# 1. Progressively bad hash functions

Recall that for any prime p≥m, the family of hash functions h_{ab}:M→N given by h_{ab}(x) = ((ax + b) mod p) mod n for a∈ℤ_{p}^{*}, b∈ℤ_{p} is 2-universal: ∀x≠y Pr[h_{ab}(x) = h_{ab}(y)] ≤ 1/n. Show that it is *not* k-universal for any constant k>2, by showing that for any fixed k and sufficiently large n there exists a set S_{n} such that Pr[h_{ab}(S_{n}) is constant] = Ω(1/n) (with a constant that may depend on k).

# 2. Low expected distortion

Given a graph G, let V(G) be the set of vertices in G and let d_{G}(u,v) be the length of the shortest path from u to v in G, where u,v∈V(G).

Given a graph G and a probability distribution P on pairs (f,H) where H is a graph and f:V(G)→V(H) such that d_{H}(f(u),f(v)) ≥ d_{G}(u,v) for all u,v∈V(G), let the **expected distortion** δ(P) = max_{u,v∈V(G)} E[d_{H}(f(u),f(v))/d_{G}(u,v)].
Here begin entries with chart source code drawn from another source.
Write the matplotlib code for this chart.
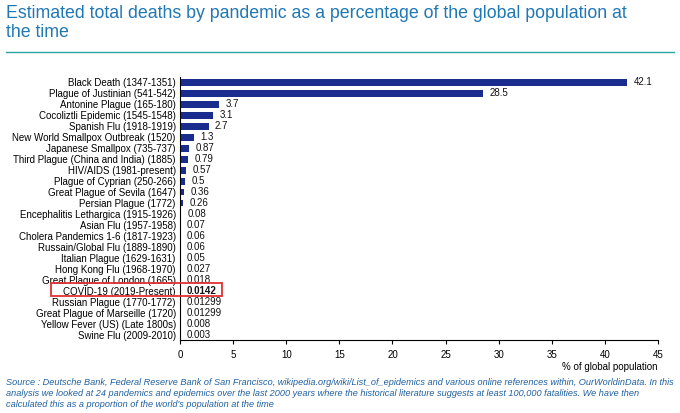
import matplotlib.pyplot as plt
from matplotlib.patches import Rectangle

pandemics = [
    "Black Death (1347-1351)", "Plague of Justinian (541-542)", "Antonine Plague (165-180)",
    "Cocoliztli Epidemic (1545-1548)", "Spanish Flu (1918-1919)", "New World Smallpox Outbreak (1520)",
    "Japanese Smallpox (735-737)", "Third Plague (China and India) (1885)", "HIV/AIDS (1981-present)",
    "Plague of Cyprian (250-266)", "Great Plague of Sevila (1647)", "Persian Plague (1772)",
    "Encephalitis Lethargica (1915-1926)", "Asian Flu (1957-1958)", "Cholera Pandemics 1-6 (1817-1923)",
    "Russain/Global Flu (1889-1890)", "Italian Plague (1629-1631)", "Hong Kong Flu (1968-1970)",
    "Great Plague of London (1665)", "COVID-19 (2019-Present)", "Russian Plague (1770-1772)",
    "Great Plague of Marseille (1720)", "Yellow Fever (US) (Late 1800s)", "Swine Flu (2009-2010)",
]
values = [42.1, 28.5, 3.7, 3.1, 2.7, 1.3, 0.87, 0.79, 0.57, 0.5, 0.36, 0.26,
          0.08, 0.07, 0.06, 0.06, 0.05, 0.027, 0.018, 0.0142, 0.01299, 0.01299, 0.008, 0.003]
value_labels = ["42.1", "28.5", "3.7", "3.1", "2.7", "1.3", "0.87", "0.79", "0.57", "0.5", "0.36",
                "0.26", "0.08", "0.07", "0.06", "0.06", "0.05", "0.027", "0.018", "0.0142",
                "0.01299", "0.01299", "0.008", "0.003"]
highlight = "COVID-19 (2019-Present)"

plt.rcParams['font.family'] = ['Liberation Sans', 'DejaVu Sans']
fig = plt.figure(figsize=(6.8, 4.13), dpi=100)
ax = fig.add_axes([180 / 680, 1 - 340 / 413, (658 - 180) / 680, (340 - 77) / 413])

y = list(range(len(pandemics)))
ax.barh(y, values, height=0.62, color='#1a2d8f')
for i, (v, lab) in enumerate(zip(values, value_labels)):
    bold = pandemics[i] == highlight
    ax.text(v + 0.6, i, lab, va='center', ha='left', fontsize=7,
            fontweight='bold' if bold else 'normal', color='#111111')

ax.set_ylim(len(pandemics) - 0.5, -0.5)
ax.set_xlim(0, 45)
ax.set_yticks(y)
ax.set_yticklabels(pandemics, fontsize=7)
ax.set_xticks(range(0, 46, 5))
ax.tick_params(axis='x', labelsize=7, length=3, pad=4)
ax.tick_params(axis='y', length=0, pad=3)
for s in ['top', 'right']:
    ax.spines[s].set_visible(False)
ax.spines['left'].set_linewidth(0.8)
ax.spines['bottom'].set_linewidth(0.8)

# red box around COVID row
fig.patches.append(Rectangle((51 / 680, 1 - 296 / 413), (222 - 51) / 680, 13 / 413,
                             transform=fig.transFigure, fill=False, edgecolor='#e03030', lw=1.3))

fig.text(6 / 680, 1 - 5 / 413, "Estimated total deaths by pandemic as a percentage of the global population at\nthe time",
         fontsize=12.8, color='#1f77b4', va='top', ha='left', linespacing=1.15)
fig.add_artist(plt.Line2D([6 / 680, 674 / 680], [1 - 52 / 413, 1 - 52 / 413],
                          transform=fig.transFigure, color='#2aa7a0', lw=1))
fig.text(658 / 680, 1 - 367 / 413, "% of global population", fontsize=7, ha='right', va='center')
fig.text(6 / 680, 1 - 378 / 413,
         "Source : Deutsche Bank, Federal Reserve Bank of San Francisco, wikipedia.org/wiki/List_of_epidemics and various online references within, OurWorldinData. In this\n"
         "analysis we looked at 24 pandemics and epidemics over the last 2000 years where the historical literature suggests at least 100,000 fatalities. We have then\n"
         "calculated this as a proportion of the world's population at the time",
         fontsize=6.6, style='italic', color='#1f5fa0', va='top', ha='left', linespacing=1.3)

fig.savefig("out.png", dpi=100)
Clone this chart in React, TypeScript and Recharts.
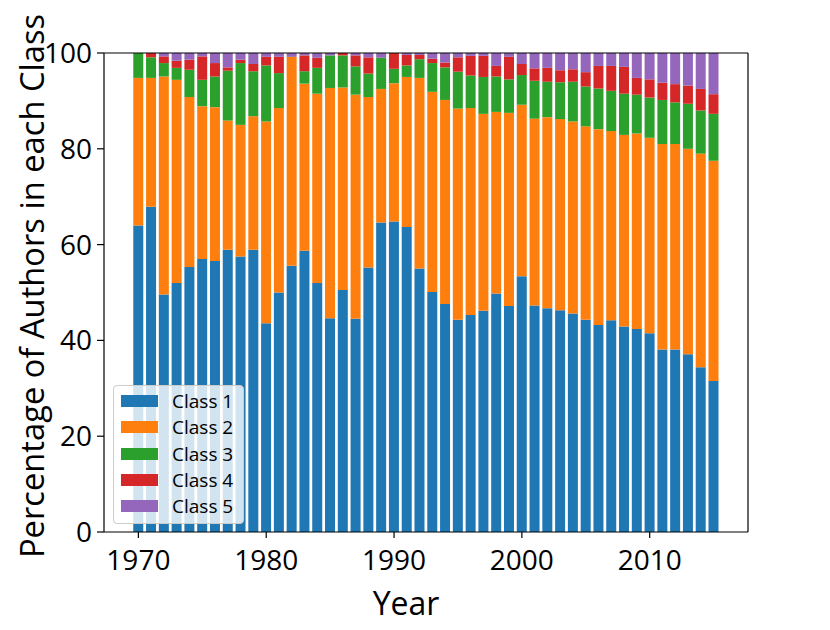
import React from 'react';
import { BarChart, Bar, XAxis, YAxis, Legend } from 'recharts';

const years = [
  1970, 1971, 1972, 1973, 1974, 1975, 1976, 1977, 1978, 1979,
  1980, 1981, 1982, 1983, 1984, 1985, 1986, 1987, 1988, 1989,
  1990, 1991, 1992, 1993, 1994, 1995, 1996, 1997, 1998, 1999,
  2000, 2001, 2002, 2003, 2004, 2005, 2006, 2007, 2008, 2009,
  2010, 2011, 2012, 2013, 2014, 2015,
];

const class1 = [
  64.0, 67.9, 49.6, 52.0, 55.3, 57.0, 56.6, 58.9, 57.5, 58.9,
  43.6, 50.0, 55.6, 58.7, 52.0, 44.6, 50.5, 44.5, 55.2, 64.6,
  64.8, 63.7, 55.0, 50.1, 47.6, 44.3, 45.3, 46.2, 49.8, 47.2,
  53.4, 47.3, 46.7, 46.3, 45.6, 44.3, 43.2, 44.2, 42.9, 42.4,
  41.5, 38.1, 38.1, 37.1, 34.4, 31.5,
];

const class2 = [
  30.8, 26.9, 45.5, 42.4, 35.5, 31.9, 32.1, 27.0, 27.5, 27.9,
  42.1, 38.5, 43.6, 34.9, 39.5, 48.1, 42.3, 46.8, 35.6, 27.9,
  28.9, 31.3, 39.8, 41.8, 42.6, 44.1, 43.2, 41.1, 37.9, 40.3,
  35.8, 39.0, 39.9, 39.9, 40.1, 40.4, 40.9, 39.5, 40.0, 40.8,
  40.8, 42.9, 42.9, 42.9, 44.6, 46.0,
];

const class3 = [
  5.2, 4.3, 2.8, 2.5, 5.7, 5.5, 6.4, 10.4, 12.9, 9.4,
  11.7, 7.3, 0.0, 2.6, 5.4, 6.8, 6.7, 5.9, 4.9, 6.5,
  3.0, 2.4, 3.9, 6.0, 6.8, 7.7, 6.8, 7.7, 7.4, 7.0,
  6.2, 7.9, 7.4, 7.7, 8.3, 8.3, 8.5, 8.4, 8.6, 8.1,
  8.4, 9.2, 8.7, 9.4, 9.0, 9.8,
];

const class4 = [
  0.0, 0.9, 1.4, 1.5, 2.1, 4.9, 2.8, 0.7, 0.7, 1.5,
  1.8, 3.4, 0.0, 3.3, 2.1, 0.0, 0.5, 2.3, 3.4, 0.0,
  3.3, 2.2, 0.9, 0.9, 1.0, 3.0, 4.1, 4.4, 2.2, 4.7,
  2.3, 2.6, 2.9, 2.5, 2.6, 3.0, 4.7, 5.2, 5.6, 3.5,
  3.8, 3.6, 3.8, 3.8, 4.5, 4.1,
];

const class5 = [
  0.0, 0.0, 0.7, 1.6, 1.4, 0.7, 2.1, 3.0, 1.4, 2.3,
  0.8, 0.8, 0.8, 0.5, 1.0, 0.5, 0.0, 0.5, 0.9, 1.0,
  0.0, 0.4, 0.4, 1.2, 2.0, 0.9, 0.6, 0.6, 2.7, 0.8,
  2.3, 3.2, 3.1, 3.6, 3.4, 4.0, 2.7, 2.7, 2.9, 5.2,
  5.5, 6.2, 6.5, 6.8, 7.5, 8.6,
];

const xTicks = [1970, 1980, 1990, 2000, 2010];
const yTicks = [0, 20, 40, 60, 80, 100];
const seriesNames = ['Class 1', 'Class 2', 'Class 3', 'Class 4', 'Class 5'];
const seriesColors = ['#1f77b4', '#ff7f0e', '#2ca02c', '#d62728', '#9467bd'];

const data = years.map((year, i) => ({
  year,
  c1: class1[i],
  c2: class2[i],
  c3: class3[i],
  c4: class4[i],
  c5: class5[i],
}));

const FONT = '"Open Sans", sans-serif';

const LegendBox = (props: any) => {
  const payload = props.payload || [];
  return (
    <div
      style={{
        boxSizing: 'border-box',
        width: 131,
        height: 139,
        border: '1px solid #cccccc',
        borderRadius: 4,
        background: 'rgba(255,255,255,0.8)',
        paddingTop: 2,
        fontFamily: FONT,
      }}
    >
      {payload.map((entry: any) => (
        <div
          key={entry.value}
          style={{ height: 26.3, position: 'relative' }}
        >
          <div
            style={{
              position: 'absolute',
              left: 7,
              top: 7,
              width: 37,
              height: 12,
              background: entry.color,
            }}
          />
          <span
            style={{
              position: 'absolute',
              left: 58,
              top: 0,
              fontSize: 19,
              color: '#000',
              lineHeight: '26px',
              whiteSpace: 'nowrap',
            }}
          >
            {entry.value}
          </span>
        </div>
      ))}
    </div>
  );
};

export default function App() {
  return (
    <div style={{ margin: -8, width: 830, height: 630 }}>
      <BarChart
        width={830}
        height={630}
        data={data}
        margin={{ top: 52, right: 81, bottom: 0, left: 0 }}
        barCategoryGap="10%"
        barGap={0}
      >
        <XAxis
          dataKey="year"
          type="number"
          domain={[1967.31, 2017.69]}
          allowDataOverflow
          ticks={xTicks}
          height={98}
          tickSize={6}
          tickMargin={12}
          tick={{ fill: '#000', fontSize: 28, fontFamily: FONT }}
          axisLine={{ stroke: '#000', strokeWidth: 1.2 }}
          tickLine={{ stroke: '#000', strokeWidth: 1.2 }}
          label={{
            content: () => (
              <text x={406} y={615} textAnchor="middle" fontSize={32} fontFamily={FONT} fill="#000">
                Year
              </text>
            ),
          }}
        />
        <XAxis
          xAxisId="top"
          dataKey="year"
          type="number"
          orientation="top"
          domain={[1967.31, 2017.69]}
          allowDataOverflow
          height={1}
          tick={false}
          tickLine={false}
          axisLine={{ stroke: '#000', strokeWidth: 1.2 }}
        />
        <YAxis
          type="number"
          domain={[0, 100]}
          allowDataOverflow
          ticks={yTicks}
          width={104}
          tickSize={7}
          tickMargin={5}
          tick={{ fill: '#000', fontSize: 28, fontFamily: FONT }}
          axisLine={{ stroke: '#000', strokeWidth: 1.2 }}
          tickLine={{ stroke: '#000', strokeWidth: 1.2 }}
          label={{
            content: () => (
              <text
                x={44}
                y={286}
                transform="rotate(-90 44 286)"
                textAnchor="middle"
                fontSize={32.7}
                fontFamily={FONT}
                fill="#000"
              >
                Percentage of Authors in each Class
              </text>
            ),
          }}
        />
        <YAxis
          yAxisId="right"
          orientation="right"
          type="number"
          domain={[0, 100]}
          width={1}
          tick={false}
          tickLine={false}
          axisLine={{ stroke: '#000', strokeWidth: 1.2 }}
        />
        <Legend
          layout="vertical"
          align="center"
          verticalAlign="middle"
          content={LegendBox}
          wrapperStyle={{ left: 113, top: 385, width: 131, height: 139 }}
        />
        <Bar dataKey="c1" name={seriesNames[0]} stackId="a" fill={seriesColors[0]} isAnimationActive={false} />
        <Bar dataKey="c2" name={seriesNames[1]} stackId="a" fill={seriesColors[1]} isAnimationActive={false} />
        <Bar dataKey="c3" name={seriesNames[2]} stackId="a" fill={seriesColors[2]} isAnimationActive={false} />
        <Bar dataKey="c4" name={seriesNames[3]} stackId="a" fill={seriesColors[3]} isAnimationActive={false} />
        <Bar dataKey="c5" name={seriesNames[4]} stackId="a" fill={seriesColors[4]} isAnimationActive={false} />
      </BarChart>
    </div>
  );
}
Let G = C_{n} be a cycle with n vertices. Show that there exists a probability distribution P on (f,H) such that H is always P_{n-1}, the path with n vertices, and δ(P) = O(1).

# 3. Defective skip lists

Suppose we are given a skip list with a head node and n nodes with parameter p (the probability that a node at level k also appears at level k+1), and that we choose one of the non-head nodes uniformly at random and remove it without updating any pointers, so that any search that attempts to access the removed node fails.

What is the expected number of nodes that are still reachable by a standard skip list search starting from the head node?